(Source code of charts)
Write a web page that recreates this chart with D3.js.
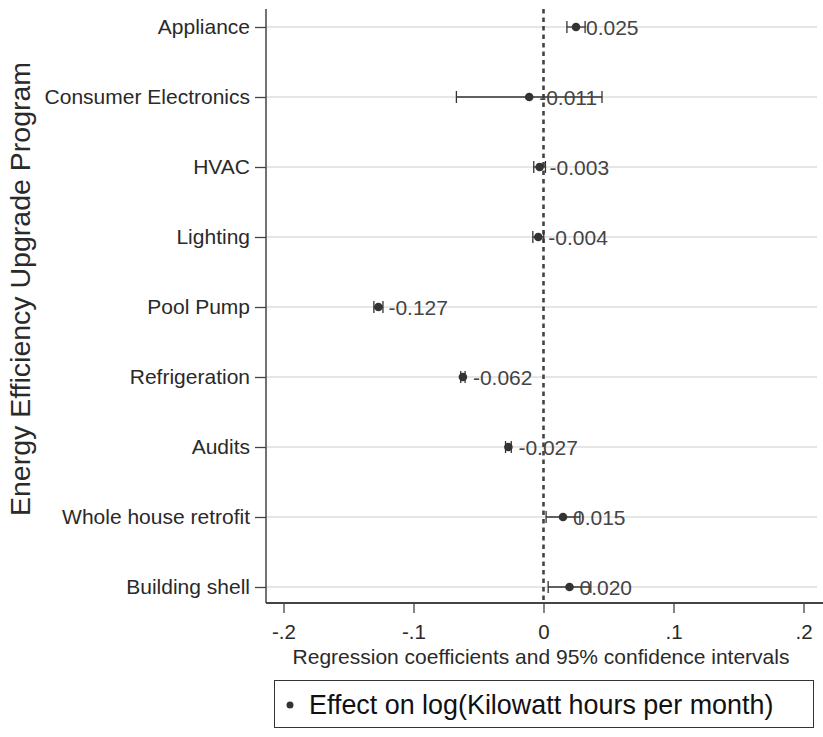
<!DOCTYPE html>
<html>
<head>
<meta charset="utf-8">
<script src="https://cdn.jsdelivr.net/npm/d3@7"></script>
<style>
  html, body { margin: 0; padding: 0; background: #fff; }
  svg { display: block; }
  text { font-family: "Liberation Sans", Arial, sans-serif; }
</style>
</head>
<body>
<svg id="chart" width="823" height="737"></svg>
<script>
// ---- data ----
const categories = ["Appliance", "Consumer Electronics", "HVAC", "Lighting", "Pool Pump",
  "Refrigeration", "Audits", "Whole house retrofit", "Building shell"];
const estimates = [0.025, -0.011, -0.003, -0.004, -0.127, -0.062, -0.027, 0.015, 0.020];
const ciLow  = [0.018, -0.067, -0.0075, -0.0082, -0.1305, -0.0637, -0.0292, 0.002, 0.0036];
const ciHigh = [0.032, 0.045, 0.0015, 0.0002, -0.1235, -0.0603, -0.0248, 0.028, 0.0364];
const labels = ["0.025", "-0.011", "-0.003", "-0.004", "-0.127", "-0.062", "-0.027", "0.015", "0.020"];
const xTicks = [-0.2, -0.1, 0, 0.1, 0.2];
const xTickLabels = ["-.2", "-.1", "0", ".1", ".2"];

(function () {
const svg = d3.select("#chart");
const plotLeft = 266, plotRight = 823, plotTop = 9, plotBottom = 603;

const x = d3.scaleLinear().domain([-0.2, 0.2]).range([283.5, 803.5]);
const y = d3.scalePoint().domain(categories).range([27, 587]);

// gridlines
svg.append("g").selectAll("line").data(categories).join("line")
  .attr("x1", plotLeft).attr("x2", 817)
  .attr("y1", d => y(d)).attr("y2", d => y(d))
  .attr("stroke", "#e6e6e6").attr("stroke-width", 2);

// zero reference line
svg.append("line")
  .attr("x1", x(0)).attr("x2", x(0)).attr("y1", plotTop).attr("y2", plotBottom)
  .attr("stroke", "#444").attr("stroke-width", 2.6).attr("stroke-dasharray", "4.5,4");

// y axis
const yAxis = d3.axisLeft(y).tickSize(11).tickPadding(5);
const gy = svg.append("g").attr("transform", `translate(${plotLeft},0)`).call(yAxis);
gy.select(".domain").attr("d", `M0,${plotTop}V${plotBottom}`).attr("stroke", "#444").attr("stroke-width", 1.5);
gy.selectAll(".tick line").attr("stroke", "#444").attr("stroke-width", 1.3);
gy.selectAll(".tick text").attr("font-size", 21).attr("fill", "#2a2a2a")
  .attr("font-family", "'Liberation Sans', Arial, sans-serif");

// x axis
const xAxis = d3.axisBottom(x).tickValues(xTicks).tickSize(10).tickPadding(11)
  .tickFormat((d, i) => xTickLabels[i]);
const gx = svg.append("g").attr("transform", `translate(0,${plotBottom})`).call(xAxis);
gx.select(".domain").attr("d", `M${plotLeft},0H${plotRight}`).attr("stroke", "#444").attr("stroke-width", 2);
gx.selectAll(".tick line").attr("stroke", "#444").attr("stroke-width", 1.3);
gx.selectAll(".tick text").attr("font-size", 20.5).attr("fill", "#2a2a2a")
  .attr("font-family", "'Liberation Sans', Arial, sans-serif");

// axis titles
svg.append("text").attr("x", 541).attr("y", 664).attr("text-anchor", "middle")
  .attr("font-size", 21).attr("fill", "#2a2a2a")
  .text("Regression coefficients and 95% confidence intervals");
svg.append("text").attr("transform", "translate(30,289) rotate(-90)").attr("text-anchor", "middle")
  .attr("font-size", 28.5).attr("fill", "#2a2a2a")
  .text("Energy Efficiency Upgrade Program");

// CIs
const rows = categories.map((c, i) => ({ c, est: estimates[i], lo: ciLow[i], hi: ciHigh[i], lab: labels[i] }));
const g = svg.append("g");
g.selectAll("line.ci").data(rows).join("line").attr("class", "ci")
  .attr("x1", d => x(d.lo)).attr("x2", d => x(d.hi))
  .attr("y1", d => y(d.c)).attr("y2", d => y(d.c))
  .attr("stroke", "#333").attr("stroke-width", 1.3);
["lo", "hi"].forEach(k => {
  g.selectAll("line.cap" + k).data(rows).join("line").attr("class", "cap" + k)
    .attr("x1", d => x(d[k])).attr("x2", d => x(d[k]))
    .attr("y1", d => y(d.c) - 6).attr("y2", d => y(d.c) + 6)
    .attr("stroke", "#333").attr("stroke-width", 1.3);
});
g.selectAll("circle").data(rows).join("circle")
  .attr("cx", d => x(d.est)).attr("cy", d => y(d.c)).attr("r", 4.3)
  .attr("fill", "#333");
g.selectAll("text.lab").data(rows).join("text").attr("class", "lab")
  .attr("x", d => x(d.est) + 10).attr("y", d => y(d.c) + 7.5)
  .attr("font-size", 21).attr("fill", "#444")
  .text(d => d.lab);

// legend
svg.append("rect").attr("x", 274.5).attr("y", 680.5).attr("width", 539).attr("height", 47)
  .attr("fill", "#fff").attr("stroke", "#333").attr("stroke-width", 1);
svg.append("circle").attr("cx", 290).attr("cy", 705).attr("r", 3.5).attr("fill", "#333");
svg.append("text").attr("x", 309).attr("y", 714).attr("font-size", 26.9).attr("fill", "#111")
  .text("Effect on log(Kilowatt hours per month)");
})();
</script>
</body>
</html>
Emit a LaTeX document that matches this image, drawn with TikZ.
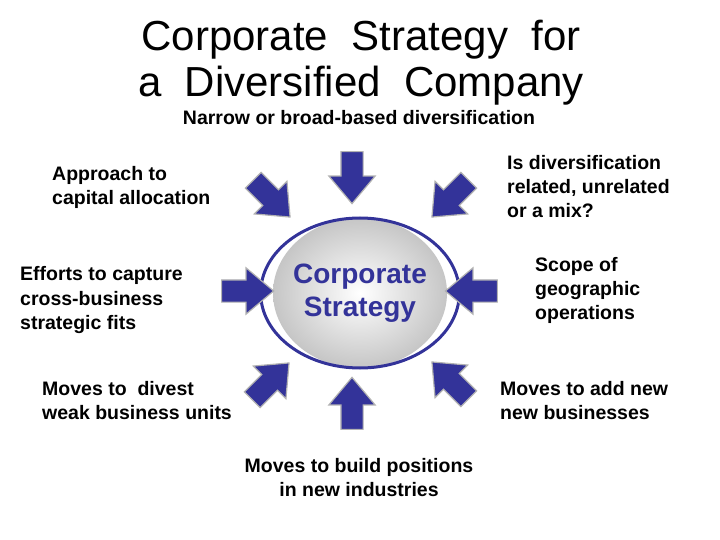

What you will do
Pictures are excluded; output everything else in the data verbatim.

Exercise result
Write a web page that recreates this chart with D3.js.
<!DOCTYPE html>
<html>
<head>
<meta charset="utf-8">
<script src="https://cdn.jsdelivr.net/npm/d3@7"></script>
<style>
  html, body { margin: 0; padding: 0; background: #fff; }
  svg { display: block; }
  text { font-family: "Liberation Sans", Arial, sans-serif; }
</style>
</head>
<body>
<svg id="chart" width="823" height="737"></svg>
<script>
// ---- data ----
const categories = ["Appliance", "Consumer Electronics", "HVAC", "Lighting", "Pool Pump",
  "Refrigeration", "Audits", "Whole house retrofit", "Building shell"];
const estimates = [0.025, -0.011, -0.003, -0.004, -0.127, -0.062, -0.027, 0.015, 0.020];
const ciLow  = [0.018, -0.067, -0.0075, -0.0082, -0.1305, -0.0637, -0.0292, 0.002, 0.0036];
const ciHigh = [0.032, 0.045, 0.0015, 0.0002, -0.1235, -0.0603, -0.0248, 0.028, 0.0364];
const labels = ["0.025", "-0.011", "-0.003", "-0.004", "-0.127", "-0.062", "-0.027", "0.015", "0.020"];
const xTicks = [-0.2, -0.1, 0, 0.1, 0.2];
const xTickLabels = ["-.2", "-.1", "0", ".1", ".2"];

(function () {
const svg = d3.select("#chart");
const plotLeft = 266, plotRight = 823, plotTop = 9, plotBottom = 603;

const x = d3.scaleLinear().domain([-0.2, 0.2]).range([283.5, 803.5]);
const y = d3.scalePoint().domain(categories).range([27, 587]);

// gridlines
svg.append("g").selectAll("line").data(categories).join("line")
  .attr("x1", plotLeft).attr("x2", 817)
  .attr("y1", d => y(d)).attr("y2", d => y(d))
  .attr("stroke", "#e6e6e6").attr("stroke-width", 2);

// zero reference line
svg.append("line")
  .attr("x1", x(0)).attr("x2", x(0)).attr("y1", plotTop).attr("y2", plotBottom)
  .attr("stroke", "#444").attr("stroke-width", 2.6).attr("stroke-dasharray", "4.5,4");

// y axis
const yAxis = d3.axisLeft(y).tickSize(11).tickPadding(5);
const gy = svg.append("g").attr("transform", `translate(${plotLeft},0)`).call(yAxis);
gy.select(".domain").attr("d", `M0,${plotTop}V${plotBottom}`).attr("stroke", "#444").attr("stroke-width", 1.5);
gy.selectAll(".tick line").attr("stroke", "#444").attr("stroke-width", 1.3);
gy.selectAll(".tick text").attr("font-size", 21).attr("fill", "#2a2a2a")
  .attr("font-family", "'Liberation Sans', Arial, sans-serif");

// x axis
const xAxis = d3.axisBottom(x).tickValues(xTicks).tickSize(10).tickPadding(11)
  .tickFormat((d, i) => xTickLabels[i]);
const gx = svg.append("g").attr("transform", `translate(0,${plotBottom})`).call(xAxis);
gx.select(".domain").attr("d", `M${plotLeft},0H${plotRight}`).attr("stroke", "#444").attr("stroke-width", 2);
gx.selectAll(".tick line").attr("stroke", "#444").attr("stroke-width", 1.3);
gx.selectAll(".tick text").attr("font-size", 20.5).attr("fill", "#2a2a2a")
  .attr("font-family", "'Liberation Sans', Arial, sans-serif");

// axis titles
svg.append("text").attr("x", 541).attr("y", 664).attr("text-anchor", "middle")
  .attr("font-size", 21).attr("fill", "#2a2a2a")
  .text("Regression coefficients and 95% confidence intervals");
svg.append("text").attr("transform", "translate(30,289) rotate(-90)").attr("text-anchor", "middle")
  .attr("font-size", 28.5).attr("fill", "#2a2a2a")
  .text("Energy Efficiency Upgrade Program");

// CIs
const rows = categories.map((c, i) => ({ c, est: estimates[i], lo: ciLow[i], hi: ciHigh[i], lab: labels[i] }));
const g = svg.append("g");
g.selectAll("line.ci").data(rows).join("line").attr("class", "ci")
  .attr("x1", d => x(d.lo)).attr("x2", d => x(d.hi))
  .attr("y1", d => y(d.c)).attr("y2", d => y(d.c))
  .attr("stroke", "#333").attr("stroke-width", 1.3);
["lo", "hi"].forEach(k => {
  g.selectAll("line.cap" + k).data(rows).join("line").attr("class", "cap" + k)
    .attr("x1", d => x(d[k])).attr("x2", d => x(d[k]))
    .attr("y1", d => y(d.c) - 6).attr("y2", d => y(d.c) + 6)
    .attr("stroke", "#333").attr("stroke-width", 1.3);
});
g.selectAll("circle").data(rows).join("circle")
  .attr("cx", d => x(d.est)).attr("cy", d => y(d.c)).attr("r", 4.3)
  .attr("fill", "#333");
g.selectAll("text.lab").data(rows).join("text").attr("class", "lab")
  .attr("x", d => x(d.est) + 10).attr("y", d => y(d.c) + 7.5)
  .attr("font-size", 21).attr("fill", "#444")
  .text(d => d.lab);

// legend
svg.append("rect").attr("x", 274.5).attr("y", 680.5).attr("width", 539).attr("height", 47)
  .attr("fill", "#fff").attr("stroke", "#333").attr("stroke-width", 1);
svg.append("circle").attr("cx", 290).attr("cy", 705).attr("r", 3.5).attr("fill", "#333");
svg.append("text").attr("x", 309).attr("y", 714).attr("font-size", 26.9).attr("fill", "#111")
  .text("Effect on log(Kilowatt hours per month)");
})();
</script>
</body>
</html>
Emit a LaTeX document that matches this image, drawn with TikZ.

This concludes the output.